Mais ce que le procès-verbal a soigneusement omis de consigner,
ce sont les péripéties du retour du château, pendant la descente
sur Lafrimbole et Bertrambois. Ce retour, il faut en convenir,
ne ressemble en rien à la retraite des Dix-Mille, ainsi qu'on va
en juger d'après la tradition fidèlement transmise de père en
fils par les malins du pays, par ceux dont les noms ne sont pas
compris dans les signatures apposées au bas du procès-verbal.
Il est tout naturel qu'en prenant congé des habitants du
Turquestein, nos guerriers se soient retirés dans des
dispositions plus calmes que celles qu'ils avaient apportées à
l'investissement du château. En un mot, ils s'en allaient
penauds. A ce moment crépusculaire, ils devaient d'ailleurs être
en plein dans cette phase énervante d'une journée de fatigue et
d'excès bachiques, qui engendre la mauvaise humeur et le
découragement.
La descente dans la forêt sombre, avec la lueur des étoiles à
travers les épaisses ramures pour tout fanal, ne pouvait plus
être envisagée comme une partie de plaisir. Chacun marchait ou
dégringolait pour soi, n'ayant, comme diversion à ses idées
noires, que la ressource de trébucher inopinément contre une
racine, ou de heurter une pierre de la route incertaine. L'ère
des chants martiaux était
passée; on ne se livrait plus qu'à la pensée mélancolique et
désagréable que Blâmont était encore bien loin. Un pessimiste
raisonneur fut seul à rompre le silence. Il émit l'idée qu'on
s'était laissé berner; qu'il n y a pas de fumée sans feu ; qu'à
vrai dire on n'avait rien trouvé, mais que peut-être on était, à
ce moment même, entouré d'ennemis dissimulés dans les fourrés
insondables.
A peine avait-il parlé, que, dans la nuit, se fit entendre le
cri lugubre d'un chat-huant, auquel répondit comme un écho
lointain le hululement d'un compagnon de solitude.
- Que vous disais-je ? chuchota le pessimiste, ce sont les
signaux de ralliement Nous sommes enveloppés !

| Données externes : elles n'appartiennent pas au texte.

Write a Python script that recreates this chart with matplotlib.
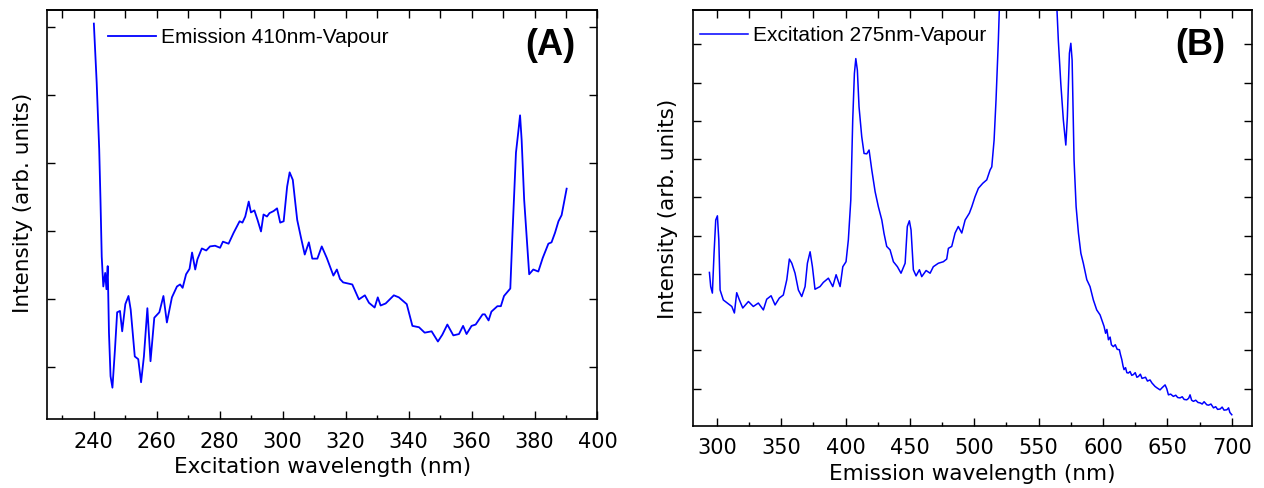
import numpy as np
import matplotlib
matplotlib.use('Agg')
import matplotlib.pyplot as plt
from matplotlib.ticker import MultipleLocator, NullFormatter

# --- (A) excitation spectrum, emission monitored at 410 nm ---
exc_wl = [240.0, 240.9, 241.7, 242.1, 242.5, 243.0, 243.6, 244.0, 244.4, 244.8,
          245.3, 245.9, 246.7, 247.4, 248.3, 249.0, 250.0, 251.0, 251.7, 253.0,
          254.1, 255.0, 255.9, 257.0, 258.0, 259.2, 260.8, 262.1, 263.2, 264.8,
          266.4, 267.4, 268.2, 269.3, 270.4, 271.2, 272.2, 272.9, 274.3, 275.7,
          276.9, 278.5, 280.1, 281.0, 282.8, 284.4, 286.3, 287.2, 288.1, 289.2,
          289.9, 291.0, 292.0, 293.1, 293.9, 295.0, 295.8, 297.1, 298.2, 299.2,
          300.3, 301.4, 302.2, 303.2, 304.0, 304.6, 305.8, 307.0, 308.3, 309.4,
          311.0, 312.4, 314.0, 316.1, 317.2, 318.2, 319.2, 322.1, 324.2, 326.1,
          327.4, 329.2, 330.2, 331.1, 332.7, 335.3, 336.9, 339.4, 341.2, 343.3,
          345.1, 347.3, 349.3, 350.7, 352.3, 354.2, 356.0, 357.3, 358.4, 360.0,
          361.3, 363.5, 364.2, 365.4, 366.3, 368.2, 369.3, 370.3, 372.3, 373.0,
          374.1, 374.8, 375.4, 375.9, 376.7, 378.3, 379.6, 381.2, 382.6, 384.4,
          385.4, 386.5, 387.6, 388.6, 390.2]
exc_int = [6.05, 5.18, 4.20, 3.46, 2.62, 2.18, 2.38, 2.14, 2.48, 1.50,
           0.86, 0.69, 1.25, 1.80, 1.82, 1.52, 1.92, 2.04, 1.84, 1.15,
           1.11, 0.77, 1.15, 1.86, 1.08, 1.72, 1.80, 2.04, 1.65, 2.02,
           2.18, 2.21, 2.16, 2.36, 2.44, 2.68, 2.43, 2.58, 2.74, 2.71,
           2.77, 2.78, 2.75, 2.84, 2.81, 2.97, 3.14, 3.12, 3.21, 3.43,
           3.27, 3.30, 3.16, 2.99, 3.24, 3.21, 3.26, 3.29, 3.33, 3.12,
           3.14, 3.65, 3.86, 3.75, 3.41, 3.16, 2.90, 2.65, 2.83, 2.59,
           2.59, 2.77, 2.60, 2.34, 2.43, 2.29, 2.24, 2.21, 1.99, 2.05,
           1.94, 1.87, 2.02, 1.90, 1.93, 2.05, 2.02, 1.92, 1.60, 1.58,
           1.50, 1.52, 1.37, 1.47, 1.62, 1.46, 1.48, 1.60, 1.48, 1.60,
           1.62, 1.77, 1.77, 1.68, 1.81, 1.89, 1.89, 2.04, 2.15, 2.97,
           4.15, 4.44, 4.70, 4.34, 3.46, 2.36, 2.43, 2.40, 2.60, 2.81,
           2.83, 2.97, 3.14, 3.23, 3.62]

# --- (B) emission spectrum, excited at 275 nm ---
emi_wl = [294.3, 295.3, 296.6, 297.9, 299.2, 300.5, 301.6, 302.6, 305.1, 309.0,
          311.7, 313.7, 315.5, 317.6, 320.2, 324.6, 328.4, 332.3, 336.2, 338.8,
          342.2, 345.3, 348.6, 351.7, 354.4, 356.4, 358.3, 360.8, 363.4, 366.0,
          368.6, 370.4, 372.5, 374.3, 376.3, 380.2, 382.8, 386.7, 390.1, 392.7,
          395.8, 397.9, 400.4, 402.2, 404.1, 405.6, 406.9, 408.0, 409.2, 410.5,
          412.6, 414.4, 416.5, 418.3, 420.4, 423.0, 425.5, 428.2, 429.9, 432.0,
          434.6, 437.2, 440.3, 443.1, 446.3, 448.0, 449.6, 450.9, 452.7, 454.8,
          457.4, 459.2, 462.6, 465.7, 468.2, 472.1, 476.0, 478.6, 479.9, 482.5,
          485.1, 487.6, 490.3, 492.9, 496.2, 498.1, 500.6, 503.2, 506.6, 509.7,
          512.3, 513.6, 515.4, 516.9, 518.7, 520.0, 530.0, 545.0, 558.0, 564.1,
          565.3, 567.2, 569.2, 571.1, 572.3, 573.9, 575.0, 576.0, 577.5, 579.1,
          580.9, 582.8, 584.7, 587.4, 589.9, 592.5, 595.1, 597.7, 600.8, 602.0,
          603.0, 604.2, 605.5, 606.5, 608.0, 609.5, 611.0, 612.7, 613.5, 614.6,
          615.5, 616.3, 617.5, 618.5, 619.7, 621.0, 622.3, 623.6, 625.0, 626.3,
          627.5, 629.0, 630.3, 631.3, 633.0, 634.5, 636.5, 638.0, 639.3, 640.4,
          642.0, 644.3, 646.0, 648.2, 649.5, 650.8, 652.5, 654.6, 656.5, 658.0,
          659.8, 661.5, 663.0, 665.0, 666.5, 667.6, 668.8, 670.2, 672.0, 673.8,
          675.4, 677.0, 678.5, 680.6, 682.0, 683.8, 685.8, 687.5, 689.0, 691.0,
          692.5, 694.0, 696.2, 697.5, 698.5, 700.0]
emi_int = [4.04, 3.67, 3.50, 4.54, 5.41, 5.52, 4.89, 3.58, 3.32, 3.22,
           3.15, 2.98, 3.51, 3.32, 3.11, 3.28, 3.15, 3.24, 3.06, 3.34,
           3.43, 3.19, 3.37, 3.45, 3.85, 4.39, 4.28, 4.02, 3.58, 3.41,
           3.67, 4.28, 4.58, 4.19, 3.60, 3.67, 3.78, 3.89, 3.67, 3.98,
           3.67, 4.19, 4.32, 4.89, 5.93, 8.02, 9.24, 9.63, 9.33, 8.37,
           7.59, 7.15, 7.14, 7.24, 6.72, 6.15, 5.76, 5.41, 5.06, 4.72,
           4.63, 4.32, 4.19, 4.02, 4.28, 5.24, 5.39, 5.15, 4.11, 3.95,
           4.11, 3.93, 4.09, 4.02, 4.19, 4.28, 4.32, 4.39, 4.67, 4.72,
           5.07, 5.24, 5.07, 5.41, 5.59, 5.76, 6.02, 6.24, 6.37, 6.46,
           6.72, 6.80, 7.50, 8.55, 10.10, 11.5, 15.0, 17.0, 14.0, 11.0,
           10.10, 8.98, 8.02, 7.37, 8.11, 9.77, 10.03, 9.59, 6.98, 5.76,
           5.07, 4.54, 4.28, 3.85, 3.67, 3.32, 3.06, 2.93, 2.63, 2.45,
           2.55, 2.28, 2.35, 2.15, 2.10, 2.15, 2.03, 2.02, 1.90, 1.76,
           1.60, 1.50, 1.55, 1.42, 1.41, 1.45, 1.35, 1.37, 1.42, 1.30,
           1.32, 1.38, 1.27, 1.28, 1.30, 1.20, 1.23, 1.15, 1.10, 1.06,
           1.02, 0.97, 1.03, 1.10, 1.00, 0.84, 0.86, 0.80, 0.83, 0.77,
           0.76, 0.79, 0.72, 0.71, 0.75, 0.84, 0.70, 0.67, 0.70, 0.64,
           0.63, 0.60, 0.66, 0.58, 0.57, 0.60, 0.50, 0.53, 0.46, 0.47,
           0.52, 0.44, 0.45, 0.50, 0.38, 0.32]

plt.rcParams['font.family'] = 'DejaVu Sans'
blue = '#0000ff'

def style(ax, xmaj, xmin, xlabel, ylab_x, ylab_y):
    ax.xaxis.set_major_locator(MultipleLocator(xmaj))
    ax.xaxis.set_minor_locator(MultipleLocator(xmin))
    ax.yaxis.set_major_locator(MultipleLocator(1))
    ax.yaxis.set_major_formatter(NullFormatter())
    ax.tick_params(which='both', direction='in', width=1, top=False,
                   left=True, right=True)
    ax.tick_params(which='major', length=6)
    ax.tick_params(which='minor', length=3)
    ax.tick_params(axis='x', labelsize=15, pad=9)
    # top axis carries every tick at the same length
    top = ax.secondary_xaxis('top')
    top.xaxis.set_major_locator(MultipleLocator(xmin))
    top.tick_params(direction='in', length=6, width=1, labeltop=False)
    top.spines['top'].set_linewidth(1.2)
    for s in ax.spines.values():
        s.set_linewidth(1.2)
    ax.set_xlabel(xlabel, fontsize=15.5, labelpad=4)
    ax.set_ylabel('Intensity (arb. units)', fontsize=15.5)
    ax.yaxis.set_label_coords(ylab_x, ylab_y)

fig = plt.figure(figsize=(12.64, 4.88), dpi=100)
axA = fig.add_axes([0.0369, 0.1408, 0.4358, 0.8387])
axB = fig.add_axes([0.5479, 0.1277, 0.4424, 0.8518])

axA.plot(exc_wl, exc_int, color=blue, lw=1.3, label='Emission 410nm-Vapour')
axA.set_xlim(225, 400)
axA.set_ylim(0.225, 6.25)
style(axA, 20, 10, 'Excitation wavelength (nm)', -0.025, 0.528)
axA.legend(loc='center left', bbox_to_anchor=(0.1118, 0.933), frameon=False,
           prop={'family': 'Liberation Sans', 'size': 15}, handlelength=2.3,
           handletextpad=0.25, borderpad=0, borderaxespad=0)
axA.text(0.9147, 0.913, '(A)', transform=axA.transAxes, ha='center', va='center',
         fontsize=26, fontweight='bold', family='Liberation Sans')

axB.plot(emi_wl, emi_int, color=blue, lw=1.1, label='Excitation 275nm-Vapour')
axB.set_xlim(281.2, 715.5)
axB.set_ylim(0.034, 10.9)
style(axB, 50, 25, 'Emission wavelength (nm)', -0.026, 0.521)
axB.legend(loc='center left', bbox_to_anchor=(0.0134, 0.938), frameon=False,
           prop={'family': 'Liberation Sans', 'size': 15}, handlelength=2.3,
           handletextpad=0.25, borderpad=0, borderaxespad=0)
axB.text(0.9084, 0.9146, '(B)', transform=axB.transAxes, ha='center', va='center',
         fontsize=26, fontweight='bold', family='Liberation Sans')

fig.savefig('out.png', dpi=100)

La panique, par Henri Ganier.
Il n'eut pas achevé, qu'une effroyable panique s'empara de la
petite troupe affolée. Ce fut un sauve-qui-peut général, et pas
un ne resta en arrière. Les obstacles ne comptaient plus; on
tombait, mais on se relevait ; on roulait en bas des pentes,
pour se remettre à courir devant soi, bride abattue. La peur
décuplait les forces des moins robustes, et les jarrets
travaillaient d'une façon merveilleuse. Tous, du reste, avaient
jeté armes et bagages. Cette course au clocher fut telle, qu'on
traversa, sans s'en douter, la grande rue de Lafrimbole, où les
deux gendarmes, béatement endormis sur la table de l'auberge,
attendaient le retour des vainqueurs.
A Bertrambois seulement, grâce à l'essoufflement général, on
s'arrêta. Les fuyards firent un rapport effaré à la mairie, et,
honteux de leur escapade, exigèrent que la garde nationale de
l'endroit se joignit à eux pour retourner à l'ennemi. La troupe
renforcée rebroussa chemin jusqu'aux bois de la côte. On battit
avec précaution quelques fourrés, et comme rien ne se fit voir
ni entendre, pas même les chats-huants, chacun s'en retourna
chez soi. La garde nationale désarmée de Blâmont regagna ses
foyers, et se coucha bien après l'heure indiquée par le
procès-verbal.
Le lendemain matin, une voiture à échelles partit de Blâmont, et
revint, quelques heures après, avec les fusils, gibernes,
chapeaux, sacs et tambour, récoltés à grand'peine dans la
sapinière de la montagne.
Telle est la relation véridique de la mémorable expédition de la
garde nationale de Blâmont contre le château de Turquestein, le
11 septembre de l'an 1791.
Après nous être égayés au récit de cette équipée bachique, il
convient de nous rappeler aussi que ces mêmes gardes nationaux
qui en font les frais, surent, aux jours de réel danger, aller
au feu non moins bravement que les frères d'armes des autres
régions et se couvrir de gloire aux frontières et au-delà. L'arc
de triomphe de l'Étoile éternise les noms de maints héros natifs
de Blâmont. Dans le nombre il s'en trouve peut-être plus d'un
qui débuta dans la carrière militaire en prenant part à la
burlesque expédition du Turquestein.
H. GANIER et J. FROELICH.
(1) Les ruines du château
de Turquestein, sur l'un des derniers contreforts occidentaux
des Vosges, se trouvent à l'est et non loin de Cirey, à une très
faible distance au delà de notre frontière actuelle, Ce domaine,
avec ses fermes et ses vastes forêts, est aujourd'hui la
propriété de Mme Chevandier de Valdrôme.